European Union pioneers de-indexing
The European Union formally established the “right to be forgotten” in 2014 after a similar legal crusade by a Spanish national. Since then, Europeans have requested de-indexing of over 3 million URLs from Google alone, with the company complying 44 per cent of the time.
The mechanism is simple: a request is filed by the individual, after which the search operator weighs the harm caused to the individual against the public interest in preserving the results, then decides to de-index or not.
But any restriction on information is bound to be controversial, especially in a country like Canada, caught between European paternalism and the more laissez-faire approach to speech regulation of its southern neighbour.

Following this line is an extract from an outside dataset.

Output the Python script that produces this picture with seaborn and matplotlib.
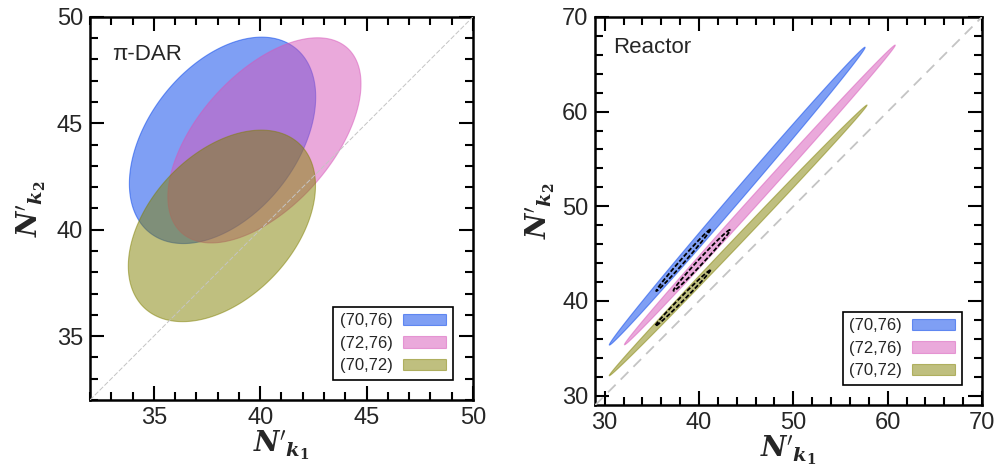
import numpy as np
import matplotlib
matplotlib.use("Agg")
import matplotlib.pyplot as plt
import seaborn as sns
from matplotlib.patches import Patch

# ---------------- data ----------------
pairs = ["(70,76)", "(72,76)", "(70,72)"]
colors = ["#0141eb", "#d755b9", "#808000"]

# pi-DAR panel: centre, x half-extent, y half-extent, correlation
dar_cx = [38.23, 40.20, 38.20]
dar_cy = [44.20, 44.20, 40.18]
dar_kx = [4.38, 4.54, 4.40]
dar_ky = [4.85, 4.82, 4.50]
dar_rho = [0.42, 0.55, 0.42]

# Reactor panel: centre, semi-major, semi-minor, angle (deg)
rea_cx = [44.05, 46.45, 44.15]
rea_cy = [51.07, 51.20, 46.40]
rea_a = [20.76, 21.36, 19.77]
rea_b = [0.55, 0.50, 0.42]
rea_ang = [49.25, 47.8, 46.3]

# Reactor panel: small dashed contours
dsh_cx = [38.33, 40.30, 38.28]
dsh_cy = [44.30, 44.30, 40.30]
dsh_a = [4.33, 4.40, 4.15]
dsh_b = [0.22, 0.28, 0.22]
dsh_ang = [48.6, 47.0, 45.3]

dar_lim = [32, 50]
rea_lim = [29, 70]

# ---------------- helpers ----------------
t = np.linspace(0, 2 * np.pi, 400)


def corr_ellipse(cx, cy, kx, ky, rho):
    x = cx + kx * np.cos(t)
    y = cy + ky * (rho * np.cos(t) + np.sqrt(1 - rho ** 2) * np.sin(t))
    return x, y


def rot_ellipse(cx, cy, a, b, ang):
    th = np.deg2rad(ang)
    x = cx + a * np.cos(t) * np.cos(th) - b * np.sin(t) * np.sin(th)
    y = cy + a * np.cos(t) * np.sin(th) + b * np.sin(t) * np.cos(th)
    return x, y


sns.set_style("ticks")
plt.rcParams["font.family"] = ["Liberation Sans", "DejaVu Sans"]
plt.rcParams["mathtext.fontset"] = "dejavuserif"

fig = plt.figure(figsize=(9.97, 4.70), dpi=100)
ax1 = fig.add_axes([0.0903, 0.149, 0.384, 0.815])
ax2 = fig.add_axes([0.597, 0.138, 0.388, 0.826])

# ---- left panel ----
for i in range(3):
    x, y = corr_ellipse(dar_cx[i], dar_cy[i], dar_kx[i], dar_ky[i], dar_rho[i])
    ax1.fill(x, y, facecolor=colors[i], alpha=0.5, edgecolor=colors[i], lw=0.8, zorder=2)
sns.lineplot(x=dar_lim, y=dar_lim, ax=ax1, color="#c4c4c4", lw=0.7,
             linestyle=(0, (5, 2)), zorder=3)

# ---- right panel ----
for i in range(3):
    x, y = rot_ellipse(rea_cx[i], rea_cy[i], rea_a[i], rea_b[i], rea_ang[i])
    ax2.fill(x, y, facecolor=colors[i], alpha=0.5, edgecolor=colors[i], lw=0.8, zorder=2)
for i in range(3):
    x, y = rot_ellipse(dsh_cx[i], dsh_cy[i], dsh_a[i], dsh_b[i], dsh_ang[i])
    ax2.plot(x, y, color="black", lw=1.3, linestyle=(0, (2.5, 1.2)), zorder=4)
sns.lineplot(x=rea_lim, y=rea_lim, ax=ax2, color="#c4c4c4", lw=1.3,
             linestyle=(0, (6, 4)), zorder=3)

# ---- axes styling ----
for ax, lim, maj, mnr, txt, tx, ty in [(ax1, dar_lim, 5, 1, "π-DAR", 0.057, 0.93),
                                       (ax2, rea_lim, 10, 2, "Reactor", 0.047, 0.948)]:
    ax.set_xlim(lim)
    ax.set_ylim(lim)
    ax.xaxis.set_major_locator(matplotlib.ticker.MultipleLocator(maj))
    ax.yaxis.set_major_locator(matplotlib.ticker.MultipleLocator(maj))
    ax.xaxis.set_minor_locator(matplotlib.ticker.MultipleLocator(mnr))
    ax.yaxis.set_minor_locator(matplotlib.ticker.MultipleLocator(mnr))
    ax.tick_params(which="both", direction="in", top=True, right=True,
                   width=1.5, color="black", labelsize=17, pad=5)
    ax.tick_params(which="major", length=10)
    ax.tick_params(which="minor", length=5.5)
    for s in ax.spines.values():
        s.set_linewidth(1.8)
        s.set_color("black")
        s.set_visible(True)
    ax.set_xlabel(r"$\mathbfit{N}'_{\mathbfit{k}_\mathbf{1}}$", fontsize=20)
    ax.set_ylabel(r"$\mathbfit{N}'_{\mathbfit{k}_\mathbf{2}}$", fontsize=20)
    ax.text(tx, ty, txt, transform=ax.transAxes,
            fontsize=16, va="top", ha="left")
    handles = [Patch(facecolor=c, edgecolor=c, alpha=0.5, lw=0.8) for c in colors]
    leg = ax.legend(handles, pairs, loc="lower right", markerfirst=False,
                    fontsize=12, frameon=True, fancybox=False,
                    edgecolor="black", framealpha=1, handlelength=2.6,
                    handleheight=0.7, handletextpad=0.6, labelspacing=0.45,
                    borderpad=0.4, borderaxespad=1.2)
    leg.get_frame().set_linewidth(1.2)
    leg.set_zorder(10)

ax1.xaxis.set_label_coords(0.5, -0.075)
ax1.yaxis.set_label_coords(-0.11, 0.5)
ax2.xaxis.set_label_coords(0.5, -0.072)
ax2.yaxis.set_label_coords(-0.10, 0.5)

fig.savefig("out.png", dpi=100)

The debate is just beginning
Cindy Underhill works for Digital Tattoo, a project aimed at educating people about the gravity of their online reputation. “I worry about giving a corporation the power to make those decisions, to sort of play judge and jury over what’s harmful, what’s relevant, and to sort of mediate between the interests of the individual and the public’s right to know,” she told The Thunderbird.
But digital-media expert Taylor Owen of the University of British Columbia has warned against taking an absolutist approach to free speech and applying it to platforms lacking transparency:
“If Google can’t tell me how that algorithm functions and why they’re revealing what they’re revealing, then I think I should have more of a right to push back against the way my data is indexed.”
Executive director Pat Perkel of the Toronto-based National NewsMedia Council is weary of such a strong and unusual step as de-indexing, but acknowledges it can be justified in extreme cases such as criminal charges that are withdrawn or acquitted.
But ultimately, “Europe is still standing in spite of the right to be forgotten, and journalism is still standing in spite of it,” she adds. And so, “people are at least willing to acknowledge that such an option exists and perhaps could rarely be used.”